His one claim for helping workers was the state minimum wage law in 2006, but business interests pleaded with him and the legislature to pass a minimum wage bill to block a much tougher version in a constitutional amendment that would have been on the ballot that fall.
The comparison with George Wallace may be unfair to Wallace, who arguably was more serious about programs to benefit working people.

See also the Arkansas Times blog post by Max Brantley on Mike Huckabee: Faux populist 01/09/08, who thinks that the Huck "gives populism a bad name".

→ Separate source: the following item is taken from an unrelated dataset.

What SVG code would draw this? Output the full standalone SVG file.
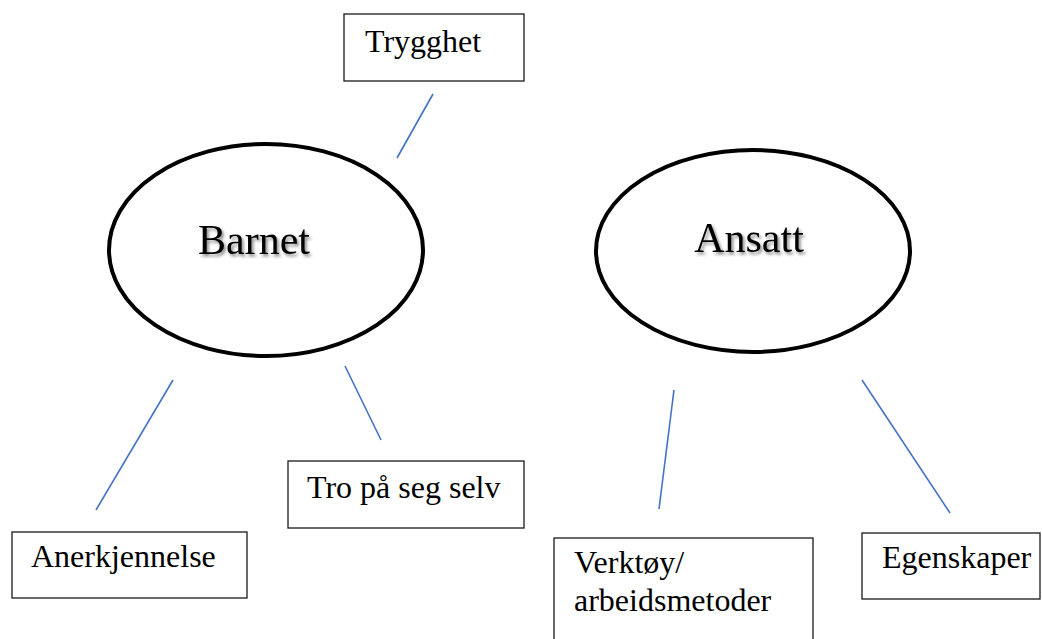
<svg xmlns="http://www.w3.org/2000/svg" width="1042" height="639" viewBox="0 0 1042 639">
<defs>
<filter id="shadow" x="-10%" y="-20%" width="130%" height="160%">
<feDropShadow dx="2" dy="2.5" stdDeviation="1.5" flood-color="#000" flood-opacity="0.45"/>
</filter>
</defs>
<style>
.box{fill:#fff;stroke:#1a1a1a;stroke-width:1.3}
.ell{fill:#fff;stroke:#000;stroke-width:4}
.lbl{font-family:"Liberation Serif","Times New Roman",serif;font-size:32px;fill:#000}
.big{font-family:"Liberation Serif","Times New Roman",serif;font-size:42px;fill:#000;text-anchor:middle;filter:url(#shadow)}
.conn{stroke:#4472C4;stroke-width:1.6;fill:none}
</style>
<rect width="1042" height="639" fill="#fff"/>
<g id="connectors">
<line class="conn" x1="433" y1="94" x2="397" y2="158"/>
<line class="conn" x1="173" y1="380" x2="96" y2="510"/>
<line class="conn" x1="345" y1="366" x2="381" y2="440"/>
<line class="conn" x1="674" y1="390" x2="659" y2="509"/>
<line class="conn" x1="862" y1="380" x2="950" y2="513"/>
</g>
<g id="trygghet">
<rect class="box" x="344" y="14" width="180" height="67"/>
<text class="lbl" x="365" y="52">Trygghet</text>
</g>
<g id="barnet">
<ellipse class="ell" cx="266" cy="250" rx="157" ry="106"/>
<text class="big" x="254" y="254">Barnet</text>
</g>
<g id="ansatt">
<ellipse class="ell" cx="753" cy="251" rx="157" ry="101"/>
<text class="big" x="749" y="252">Ansatt</text>
</g>
<g id="anerkjennelse">
<rect class="box" x="12" y="532" width="235" height="66"/>
<text class="lbl" x="31" y="567">Anerkjennelse</text>
</g>
<g id="tro">
<rect class="box" x="288" y="461" width="236" height="67"/>
<text class="lbl" x="307" y="498">Tro på seg selv</text>
</g>
<g id="verktoy">
<rect class="box" x="554" y="538" width="259" height="120"/>
<text class="lbl" x="574" y="573">Verktøy/</text>
<text class="lbl" x="574" y="611">arbeidsmetoder</text>
</g>
<g id="egenskaper">
<rect class="box" x="862" y="533" width="178" height="66"/>
<text class="lbl" x="882" y="568">Egenskaper</text>
</g>
</svg>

Can liberal media critics please incorporate this stuff into your usage of the Huck as an example of how the Establishment press tries to shut out advocates for working people? Yes, Glenn Greenwald, this means you, e.g., Media hostility toward anti-establishment candidates 12/19/07:

Edwards, Paul and Huckabee are obviously disparate in significant ways - ideologically, temperamentally, and otherwise. But there is a vital attribute common to those three campaigns that explains the media's scorn: they are all, in their own ways, anti-establishment candidates, meaning they are outside and critical of the system of which national journalists are a critical part, the system which employs and rewards our journalists and forms the base of their identity and outlook. Any candidate who criticizes and opposes that system - not in piecemeal ways but fundamentally - will be, first, ignored and, then, treated as losers by the press. ...

Worse, whenever these candidates are discussed, it almost never entails any discussion of the critiques they are making. Is Edwards right that corporations and lobbyists dictate legislation in Washington and that this state of affairs is profoundly anti-democratic and corrupt? Are Paul's criticisms of our bipartisan imperial policies and his warnings of resulting financial unsustainability (and increasing anti-Americanism) accurate? Is Huckabee's claim true that the GOP has obliterated the economic prospects of its own middle- and lower-middle-class followers? Who knows. Who cares. One searches any media discussions in vain for mention of such matters. (my emphasis)
Greenwald is talking in that post about three candidates: John Edwards, who is campaigning as a New Deal Democrat with a pragmatic, liberal-internationalist foreign policy; Ron Paul, the Liebling (darling) of the white supremacist right, whose foreign policy consists of paranoid xenophobia and whose economic policies could be largely culled from John Birch Society pamphlets; and, Mike Huckabee, Republican Governor and theocrat who's in tight with the Christian dominionist crowd and who wants to move prisoners out of the Guantanamo Gulag because he thinks they have it way too easy there.

Lumping those three as "anti-establishment" doesn't really make much sense. It also contributes to this "populist" scam the Huck and Ron Paul are trying to run.